Skip the pictures and repeat each line of the data exactly.
_ _ _ _ _
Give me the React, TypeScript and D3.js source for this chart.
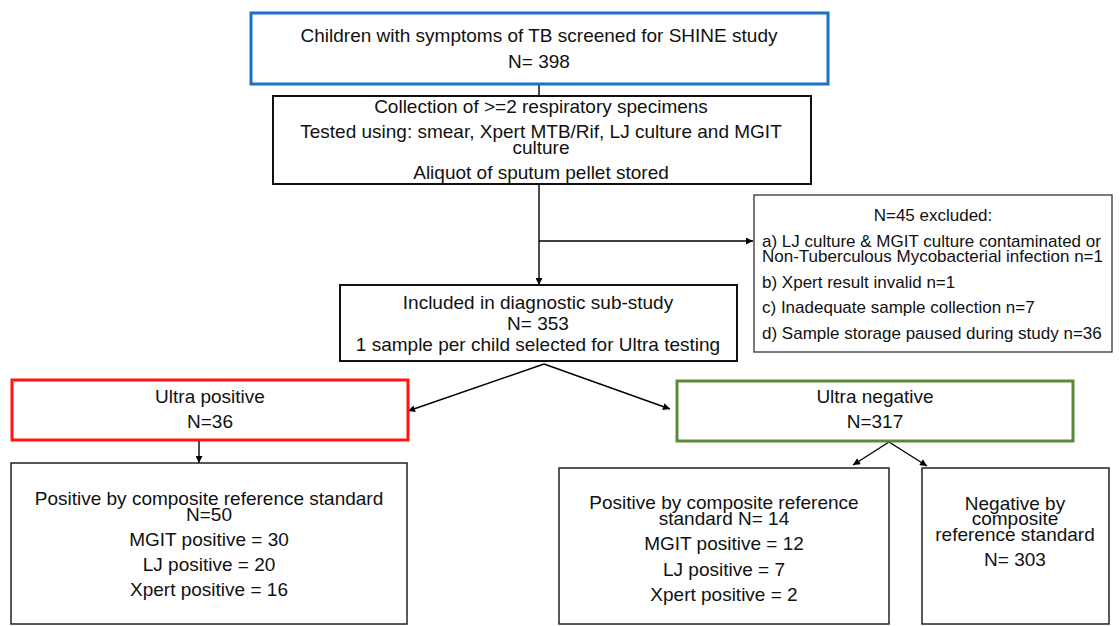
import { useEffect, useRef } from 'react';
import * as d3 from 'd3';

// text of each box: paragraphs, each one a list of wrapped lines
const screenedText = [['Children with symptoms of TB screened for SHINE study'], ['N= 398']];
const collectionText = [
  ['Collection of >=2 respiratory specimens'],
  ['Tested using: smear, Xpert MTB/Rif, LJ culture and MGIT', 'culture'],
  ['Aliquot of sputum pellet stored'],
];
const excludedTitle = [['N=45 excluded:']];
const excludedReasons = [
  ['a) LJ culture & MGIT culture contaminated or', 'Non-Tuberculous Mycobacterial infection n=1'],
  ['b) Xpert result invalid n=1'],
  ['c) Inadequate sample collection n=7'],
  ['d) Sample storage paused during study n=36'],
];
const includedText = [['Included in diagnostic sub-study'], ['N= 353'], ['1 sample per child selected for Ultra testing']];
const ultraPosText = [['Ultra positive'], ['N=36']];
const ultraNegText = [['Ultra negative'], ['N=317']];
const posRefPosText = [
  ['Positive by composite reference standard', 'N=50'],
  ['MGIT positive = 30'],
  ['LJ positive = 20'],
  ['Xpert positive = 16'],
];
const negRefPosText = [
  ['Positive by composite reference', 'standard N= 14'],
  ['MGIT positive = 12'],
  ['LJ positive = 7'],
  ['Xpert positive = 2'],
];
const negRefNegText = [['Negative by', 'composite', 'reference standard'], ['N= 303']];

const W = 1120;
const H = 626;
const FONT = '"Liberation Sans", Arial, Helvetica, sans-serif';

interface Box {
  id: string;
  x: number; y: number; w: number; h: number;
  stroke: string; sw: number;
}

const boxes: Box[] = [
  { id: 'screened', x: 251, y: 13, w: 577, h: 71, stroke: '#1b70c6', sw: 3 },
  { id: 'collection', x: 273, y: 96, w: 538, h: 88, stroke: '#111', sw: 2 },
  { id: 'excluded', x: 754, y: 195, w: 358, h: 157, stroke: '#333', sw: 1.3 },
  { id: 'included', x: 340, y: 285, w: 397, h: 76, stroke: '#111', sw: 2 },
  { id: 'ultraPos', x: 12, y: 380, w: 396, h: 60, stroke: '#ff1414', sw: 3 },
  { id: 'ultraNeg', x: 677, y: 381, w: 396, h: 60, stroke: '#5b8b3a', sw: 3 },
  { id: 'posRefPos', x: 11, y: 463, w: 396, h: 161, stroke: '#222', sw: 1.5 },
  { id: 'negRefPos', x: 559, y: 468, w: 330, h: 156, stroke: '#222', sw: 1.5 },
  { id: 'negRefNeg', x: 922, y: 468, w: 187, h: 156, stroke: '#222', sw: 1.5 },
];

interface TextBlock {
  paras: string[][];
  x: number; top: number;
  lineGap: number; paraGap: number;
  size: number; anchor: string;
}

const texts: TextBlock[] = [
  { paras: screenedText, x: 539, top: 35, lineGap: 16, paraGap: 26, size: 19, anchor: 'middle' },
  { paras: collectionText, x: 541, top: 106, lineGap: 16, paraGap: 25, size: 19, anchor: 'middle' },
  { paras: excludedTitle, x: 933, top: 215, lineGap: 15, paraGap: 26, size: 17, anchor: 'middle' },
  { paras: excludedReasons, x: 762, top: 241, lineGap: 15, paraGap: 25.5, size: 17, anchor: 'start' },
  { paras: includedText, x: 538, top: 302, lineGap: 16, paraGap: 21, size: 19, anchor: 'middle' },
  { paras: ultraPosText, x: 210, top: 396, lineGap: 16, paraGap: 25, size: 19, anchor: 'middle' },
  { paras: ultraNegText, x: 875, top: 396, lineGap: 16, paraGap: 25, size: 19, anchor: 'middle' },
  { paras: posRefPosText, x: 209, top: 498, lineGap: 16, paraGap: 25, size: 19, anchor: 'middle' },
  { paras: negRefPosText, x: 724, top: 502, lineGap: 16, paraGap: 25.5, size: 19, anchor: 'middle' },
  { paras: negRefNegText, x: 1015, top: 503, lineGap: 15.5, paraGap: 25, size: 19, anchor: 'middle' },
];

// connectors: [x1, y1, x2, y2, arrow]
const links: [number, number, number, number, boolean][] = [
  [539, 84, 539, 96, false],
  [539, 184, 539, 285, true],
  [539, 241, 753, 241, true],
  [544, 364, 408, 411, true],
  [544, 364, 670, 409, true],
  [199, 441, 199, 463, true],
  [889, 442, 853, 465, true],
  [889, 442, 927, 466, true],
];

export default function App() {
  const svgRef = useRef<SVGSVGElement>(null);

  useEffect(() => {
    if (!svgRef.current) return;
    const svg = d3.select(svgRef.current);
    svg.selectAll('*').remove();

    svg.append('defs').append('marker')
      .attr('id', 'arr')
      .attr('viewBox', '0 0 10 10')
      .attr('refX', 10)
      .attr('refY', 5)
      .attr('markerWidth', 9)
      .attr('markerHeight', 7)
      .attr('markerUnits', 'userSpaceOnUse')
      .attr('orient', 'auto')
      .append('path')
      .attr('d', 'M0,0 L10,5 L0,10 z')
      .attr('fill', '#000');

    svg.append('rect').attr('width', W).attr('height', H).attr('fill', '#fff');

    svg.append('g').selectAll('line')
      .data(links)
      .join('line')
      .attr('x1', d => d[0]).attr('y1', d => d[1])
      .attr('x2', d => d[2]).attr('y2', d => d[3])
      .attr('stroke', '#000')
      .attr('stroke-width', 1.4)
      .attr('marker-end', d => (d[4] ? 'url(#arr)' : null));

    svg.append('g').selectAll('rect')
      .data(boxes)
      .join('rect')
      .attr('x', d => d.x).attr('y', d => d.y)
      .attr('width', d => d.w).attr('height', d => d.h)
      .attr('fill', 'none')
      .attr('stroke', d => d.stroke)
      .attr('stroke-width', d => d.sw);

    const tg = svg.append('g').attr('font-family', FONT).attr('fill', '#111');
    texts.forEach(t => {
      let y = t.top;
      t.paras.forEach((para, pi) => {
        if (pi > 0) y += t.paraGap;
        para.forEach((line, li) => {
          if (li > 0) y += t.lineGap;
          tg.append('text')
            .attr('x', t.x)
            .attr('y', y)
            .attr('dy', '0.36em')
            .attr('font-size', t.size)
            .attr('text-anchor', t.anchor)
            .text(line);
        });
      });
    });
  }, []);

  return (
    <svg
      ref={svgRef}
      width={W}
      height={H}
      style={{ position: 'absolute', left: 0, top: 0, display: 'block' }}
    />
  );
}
_ _ _ _ _
## Worked answer:
Give me the React, TypeScript and D3.js source for this chart.
import { useEffect, useRef } from 'react';
import * as d3 from 'd3';

// text of each box: paragraphs, each one a list of wrapped lines
const screenedText = [['Children with symptoms of TB screened for SHINE study'], ['N= 398']];
const collectionText = [
  ['Collection of >=2 respiratory specimens'],
  ['Tested using: smear, Xpert MTB/Rif, LJ culture and MGIT', 'culture'],
  ['Aliquot of sputum pellet stored'],
];
const excludedTitle = [['N=45 excluded:']];
const excludedReasons = [
  ['a) LJ culture & MGIT culture contaminated or', 'Non-Tuberculous Mycobacterial infection n=1'],
  ['b) Xpert result invalid n=1'],
  ['c) Inadequate sample collection n=7'],
  ['d) Sample storage paused during study n=36'],
];
const includedText = [['Included in diagnostic sub-study'], ['N= 353'], ['1 sample per child selected for Ultra testing']];
const ultraPosText = [['Ultra positive'], ['N=36']];
const ultraNegText = [['Ultra negative'], ['N=317']];
const posRefPosText = [
  ['Positive by composite reference standard', 'N=50'],
  ['MGIT positive = 30'],
  ['LJ positive = 20'],
  ['Xpert positive = 16'],
];
const negRefPosText = [
  ['Positive by composite reference', 'standard N= 14'],
  ['MGIT positive = 12'],
  ['LJ positive = 7'],
  ['Xpert positive = 2'],
];
const negRefNegText = [['Negative by', 'composite', 'reference standard'], ['N= 303']];

const W = 1120;
const H = 626;
const FONT = '"Liberation Sans", Arial, Helvetica, sans-serif';

interface Box {
  id: string;
  x: number; y: number; w: number; h: number;
  stroke: string; sw: number;
}

const boxes: Box[] = [
  { id: 'screened', x: 251, y: 13, w: 577, h: 71, stroke: '#1b70c6', sw: 3 },
  { id: 'collection', x: 273, y: 96, w: 538, h: 88, stroke: '#111', sw: 2 },
  { id: 'excluded', x: 754, y: 195, w: 358, h: 157, stroke: '#333', sw: 1.3 },
  { id: 'included', x: 340, y: 285, w: 397, h: 76, stroke: '#111', sw: 2 },
  { id: 'ultraPos', x: 12, y: 380, w: 396, h: 60, stroke: '#ff1414', sw: 3 },
  { id: 'ultraNeg', x: 677, y: 381, w: 396, h: 60, stroke: '#5b8b3a', sw: 3 },
  { id: 'posRefPos', x: 11, y: 463, w: 396, h: 161, stroke: '#222', sw: 1.5 },
  { id: 'negRefPos', x: 559, y: 468, w: 330, h: 156, stroke: '#222', sw: 1.5 },
  { id: 'negRefNeg', x: 922, y: 468, w: 187, h: 156, stroke: '#222', sw: 1.5 },
];

interface TextBlock {
  paras: string[][];
  x: number; top: number;
  lineGap: number; paraGap: number;
  size: number; anchor: string;
}

const texts: TextBlock[] = [
  { paras: screenedText, x: 539, top: 35, lineGap: 16, paraGap: 26, size: 19, anchor: 'middle' },
  { paras: collectionText, x: 541, top: 106, lineGap: 16, paraGap: 25, size: 19, anchor: 'middle' },
  { paras: excludedTitle, x: 933, top: 215, lineGap: 15, paraGap: 26, size: 17, anchor: 'middle' },
  { paras: excludedReasons, x: 762, top: 241, lineGap: 15, paraGap: 25.5, size: 17, anchor: 'start' },
  { paras: includedText, x: 538, top: 302, lineGap: 16, paraGap: 21, size: 19, anchor: 'middle' },
  { paras: ultraPosText, x: 210, top: 396, lineGap: 16, paraGap: 25, size: 19, anchor: 'middle' },
  { paras: ultraNegText, x: 875, top: 396, lineGap: 16, paraGap: 25, size: 19, anchor: 'middle' },
  { paras: posRefPosText, x: 209, top: 498, lineGap: 16, paraGap: 25, size: 19, anchor: 'middle' },
  { paras: negRefPosText, x: 724, top: 502, lineGap: 16, paraGap: 25.5, size: 19, anchor: 'middle' },
  { paras: negRefNegText, x: 1015, top: 503, lineGap: 15.5, paraGap: 25, size: 19, anchor: 'middle' },
];

// connectors: [x1, y1, x2, y2, arrow]
const links: [number, number, number, number, boolean][] = [
  [539, 84, 539, 96, false],
  [539, 184, 539, 285, true],
  [539, 241, 753, 241, true],
  [544, 364, 408, 411, true],
  [544, 364, 670, 409, true],
  [199, 441, 199, 463, true],
  [889, 442, 853, 465, true],
  [889, 442, 927, 466, true],
];

export default function App() {
  const svgRef = useRef<SVGSVGElement>(null);

  useEffect(() => {
    if (!svgRef.current) return;
    const svg = d3.select(svgRef.current);
    svg.selectAll('*').remove();

    svg.append('defs').append('marker')
      .attr('id', 'arr')
      .attr('viewBox', '0 0 10 10')
      .attr('refX', 10)
      .attr('refY', 5)
      .attr('markerWidth', 9)
      .attr('markerHeight', 7)
      .attr('markerUnits', 'userSpaceOnUse')
      .attr('orient', 'auto')
      .append('path')
      .attr('d', 'M0,0 L10,5 L0,10 z')
      .attr('fill', '#000');

    svg.append('rect').attr('width', W).attr('height', H).attr('fill', '#fff');

    svg.append('g').selectAll('line')
      .data(links)
      .join('line')
      .attr('x1', d => d[0]).attr('y1', d => d[1])
      .attr('x2', d => d[2]).attr('y2', d => d[3])
      .attr('stroke', '#000')
      .attr('stroke-width', 1.4)
      .attr('marker-end', d => (d[4] ? 'url(#arr)' : null));

    svg.append('g').selectAll('rect')
      .data(boxes)
      .join('rect')
      .attr('x', d => d.x).attr('y', d => d.y)
      .attr('width', d => d.w).attr('height', d => d.h)
      .attr('fill', 'none')
      .attr('stroke', d => d.stroke)
      .attr('stroke-width', d => d.sw);

    const tg = svg.append('g').attr('font-family', FONT).attr('fill', '#111');
    texts.forEach(t => {
      let y = t.top;
      t.paras.forEach((para, pi) => {
        if (pi > 0) y += t.paraGap;
        para.forEach((line, li) => {
          if (li > 0) y += t.lineGap;
          tg.append('text')
            .attr('x', t.x)
            .attr('y', y)
            .attr('dy', '0.36em')
            .attr('font-size', t.size)
            .attr('text-anchor', t.anchor)
            .text(line);
        });
      });
    });
  }, []);

  return (
    <svg
      ref={svgRef}
      width={W}
      height={H}
      style={{ position: 'absolute', left: 0, top: 0, display: 'block' }}
    />
  );
}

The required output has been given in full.